Lord Longbow was created in 1907 by Richard Thain for the Chicago Daily News. The Daily News’ claim to fame is that they were the first newspaper to syndicate a daily budget of comic strips and cartoon panels (starting in 1901). Thain was part of the regular stable of workhorse cartoonists at the News and created lots of other series, but Lord Longbow was by far his longest lasting contribution. Thain first appeared on the News daily comic page in early 1907, and his specialty was substituting for other cartoonists on their features. This was a pretty common practice at the News, and a major headache for a certain bleary-eyed researcher who had to decrypt the tiny blurred signatures on all the strips every single day.

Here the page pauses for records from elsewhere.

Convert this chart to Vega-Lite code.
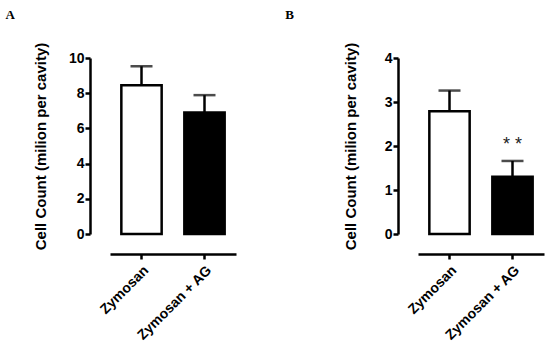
{
 "$schema": "https://vega.github.io/schema/vega-lite/v6.json",
 "background": "white",
 "padding": {"left": 5, "top": 9, "right": 5, "bottom": 5},
 "spacing": 49,
 "datasets": {
  "a": [{"group": "Zymosan", "value": 8.45, "err": 9.53}, {"group": "Zymosan + AG", "value": 6.9, "err": 7.89}],
  "b": [{"group": "Zymosan", "value": 2.79, "err": 3.26, "sig": ""}, {"group": "Zymosan + AG", "value": 1.3, "err": 1.66, "sig": "* *"}]
 },
 "config": {
  "view": {"stroke": null},
  "font": "Liberation Sans",
  "axis": {"domainColor": "black", "domainWidth": 2.5, "tickColor": "black", "tickWidth": 2.5, "tickSize": 5, "labelFont": "Liberation Sans", "labelFontWeight": "bold", "labelFontSize": 14, "labelColor": "black", "titleFont": "Liberation Sans", "titleFontWeight": "bold", "titleFontSize": 15, "titleColor": "black", "grid": false},
  "title": {"font": "Liberation Serif", "fontWeight": "bold", "fontSize": 13, "anchor": "start", "frame": "bounds", "color": "black"}
 },
 "hconcat": [
  {
   "width": 126, "height": 176,
   "title": {"text": "A", "dx": -28, "offset": 20},
   "data": {"name": "a"},
   "encoding": {"x": {"field": "group", "type": "nominal", "sort": null, "scale": {"paddingInner": 0, "paddingOuter": 0}, "axis": {"title": null, "labelAngle": -45, "offset": 20, "labelPadding": 4}}},
   "layer": [
    {"mark": {"type": "bar", "stroke": "black", "strokeWidth": 2.5, "width": {"band": 0.64}},
     "encoding": {"y": {"field": "value", "type": "quantitative", "scale": {"domain": [0, 10]}, "axis": {"title": "Cell Count (milion per cavity)", "values": [0, 2, 4, 6, 8, 10], "offset": 20, "titlePadding": 20, "labelPadding": 1}},
      "fill": {"field": "group", "type": "nominal", "sort": null, "scale": {"range": ["white", "black"]}, "legend": null}}},
    {"mark": {"type": "rule", "color": "black", "strokeWidth": 2.5},
     "encoding": {"y": {"field": "value", "type": "quantitative", "axis": {"title": "Cell Count (milion per cavity)", "values": [0, 2, 4, 6, 8, 10], "offset": 20, "titlePadding": 20, "labelPadding": 1}}, "y2": {"field": "err"}}},
    {"mark": {"type": "tick", "color": "black", "thickness": 2.5, "size": 22},
     "encoding": {"y": {"field": "err", "type": "quantitative", "axis": {"title": "Cell Count (milion per cavity)", "values": [0, 2, 4, 6, 8, 10], "offset": 20, "titlePadding": 20, "labelPadding": 1}}}}
   ]
  },
  {
   "width": 126, "height": 176,
   "title": {"text": "B", "dx": -58, "offset": 20},
   "data": {"name": "b"},
   "encoding": {"x": {"field": "group", "type": "nominal", "sort": null, "scale": {"paddingInner": 0, "paddingOuter": 0}, "axis": {"title": null, "labelAngle": -45, "offset": 20, "labelPadding": 4}}},
   "layer": [
    {"mark": {"type": "bar", "stroke": "black", "strokeWidth": 2.5, "width": {"band": 0.64}},
     "encoding": {"y": {"field": "value", "type": "quantitative", "scale": {"domain": [0, 4]}, "axis": {"title": "Cell Count (milion per cavity)", "values": [0, 1, 2, 3, 4], "offset": 20, "titlePadding": 26, "labelPadding": 1}},
      "fill": {"field": "group", "type": "nominal", "sort": null, "scale": {"range": ["white", "black"]}, "legend": null}}},
    {"mark": {"type": "rule", "color": "black", "strokeWidth": 2.5},
     "encoding": {"y": {"field": "value", "type": "quantitative", "axis": {"title": "Cell Count (milion per cavity)", "values": [0, 1, 2, 3, 4], "offset": 20, "titlePadding": 26, "labelPadding": 1}}, "y2": {"field": "err"}}},
    {"mark": {"type": "tick", "color": "black", "thickness": 2.5, "size": 22},
     "encoding": {"y": {"field": "err", "type": "quantitative", "axis": {"title": "Cell Count (milion per cavity)", "values": [0, 1, 2, 3, 4], "offset": 20, "titlePadding": 26, "labelPadding": 1}}}},
    {"mark": {"type": "text", "dy": -16, "fontSize": 18, "fontWeight": "normal", "color": "#222", "baseline": "middle"},
     "encoding": {"y": {"field": "err", "type": "quantitative", "axis": {"title": "Cell Count (milion per cavity)", "values": [0, 1, 2, 3, 4], "offset": 20, "titlePadding": 26, "labelPadding": 1}}, "text": {"field": "sig"}}}
   ]
  }
 ]
}
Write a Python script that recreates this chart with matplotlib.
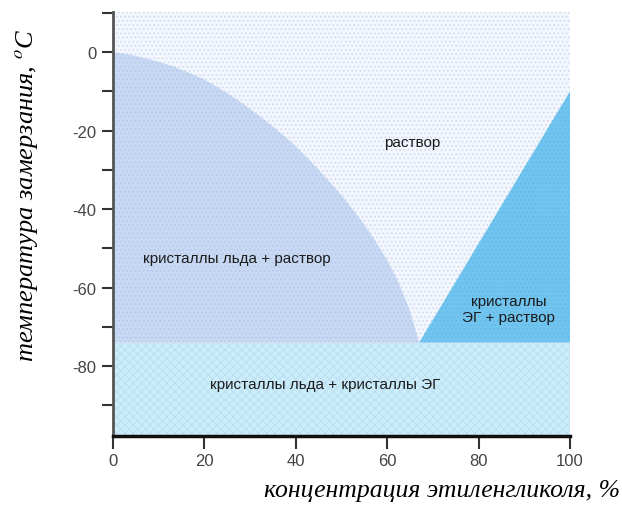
import matplotlib
matplotlib.use("Agg")
import matplotlib.pyplot as plt
from matplotlib.ticker import MultipleLocator

plt.rcParams['mathtext.fontset'] = 'stix'
plt.rcParams['axes.unicode_minus'] = False
plt.rcParams['hatch.linewidth'] = 0.6

# Ethylene glycol / water phase diagram
ice_x = [0, 2.5, 5, 7.5, 10, 12.5, 15, 17.5, 20, 22.5, 25, 27.5, 30, 32.5,
         35, 37.5, 40, 42.5, 45, 47.5, 50, 52.5, 55, 57.5, 60, 62.5, 65, 67]
ice_t = [0, -0.4, -1, -1.7, -2.5, -3.4, -4.5, -5.7, -7, -8.7, -10.5, -12.4,
         -14.5, -16.7, -19, -21.4, -24, -26.9, -30, -33.2, -36.5, -40.1,
         -44, -48.3, -53, -58.7, -66, -74]
eg_x = [67, 100]
eg_t = [-74, -10]
eutectic_t = -74

x_ticks = [0, 20, 40, 60, 80, 100]
y_ticks = [0, -20, -40, -60, -80]

regions = ['раствор', 'кристаллы льда + раствор',
           'кристаллы\nЭГ + раствор', 'кристаллы льда + кристаллы ЭГ']
region_pos = [(65.5, -23), (27, -52.5), (86.5, -65.5), (46.5, -84.5)]

c_sol = '#f1f7fd'
c_ice = '#c7d8f2'
c_band = '#cbedf9'
c_eg = '#70c4ee'

fig = plt.figure(figsize=(6.22, 5.06), dpi=100)
ax = fig.add_axes([0.1817, 0.1364, 0.7347, 0.8379])
xmin, xmax, ymin, ymax = 0, 100, -97.8, 10.2
ax.set_xlim(xmin, xmax)
ax.set_ylim(ymin, ymax)

# dotted background of the liquid region
ax.fill_between([xmin, xmax], ymax, ymin, facecolor=c_sol, edgecolor='#d3d2f1',
                hatch='....', lw=0, zorder=0.5)
ax.fill_between(ice_x, ice_t, eutectic_t, facecolor=c_ice, edgecolor='#b6c6ec',
                hatch='....', lw=0, zorder=1)
ax.fill_between(eg_x, eg_t, eutectic_t, facecolor=c_eg, edgecolor='#62b9e8',
                hatch='....', lw=0, zorder=1)
ax.fill_between([xmin, xmax], eutectic_t, ymin, facecolor=c_band, edgecolor='#b9dcf2',
                hatch='xxxx', lw=0, zorder=1)

sans = ['Liberation Sans', 'DejaVu Sans']
for txt, (px, py) in zip(regions, region_pos):
    ax.text(px, py, txt, ha='center', va='center', fontsize=11,
            family=sans, color='#1c1c1c', linespacing=1.15, zorder=3)

for s in ['top', 'right']:
    ax.spines[s].set_visible(False)
ax.spines['left'].set_linewidth(2)
ax.spines['left'].set_color('#555555')
ax.spines['bottom'].set_linewidth(2.5)
ax.spines['bottom'].set_color('#111111')

ax.set_xticks(x_ticks)
ax.set_yticks(y_ticks)
ax.yaxis.set_minor_locator(MultipleLocator(10))
ax.tick_params(axis='y', which='both', length=8, width=1.5, color='#333333',
               direction='out', pad=4)
ax.tick_params(axis='x', length=9, width=1.5, color='#333333',
               direction='out', pad=3)
for lab in ax.get_xticklabels() + ax.get_yticklabels():
    lab.set_family(sans)
    lab.set_fontsize(12)
    lab.set_color('#444444')

fig.text(0.997, 0.03, 'концентрация этиленгликоля, %', ha='right', va='center',
         fontsize=18.5, family='Liberation Serif', style='italic')
fig.text(0.042, 0.615, 'температура замерзания, $^{o}$C', ha='center', va='center',
         rotation=90, fontsize=19, family='Liberation Serif', style='italic')

fig.savefig('out.png', dpi=100)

The first Lord Longbow strip ran May 13, 1907, and Thain kept the series going through November 4, 1907. It then disappeared for over a year, finally returning on January 9, 1909. Though Thain was still cartooning for the Daily News, the strip was revived by a fellow who signed himself Rankin. Rankin shares essentially the same story as Thain – he started with the News in 1907, and created many series of his own in addition to subbing on other established strips. Rankin kept Lord Longbow running thorugh August 23, 1915, with occasional subs by (who else?) Richard Thain.

Lord Longbow was syndicated by the Chicago Daily News at first, but the News joined the Associated Newspapers cooperative syndicate in 1911/12 and thereafter the strip was distributed through their auspices. For a long while in the teens the strip was copyrighted to W. Werner.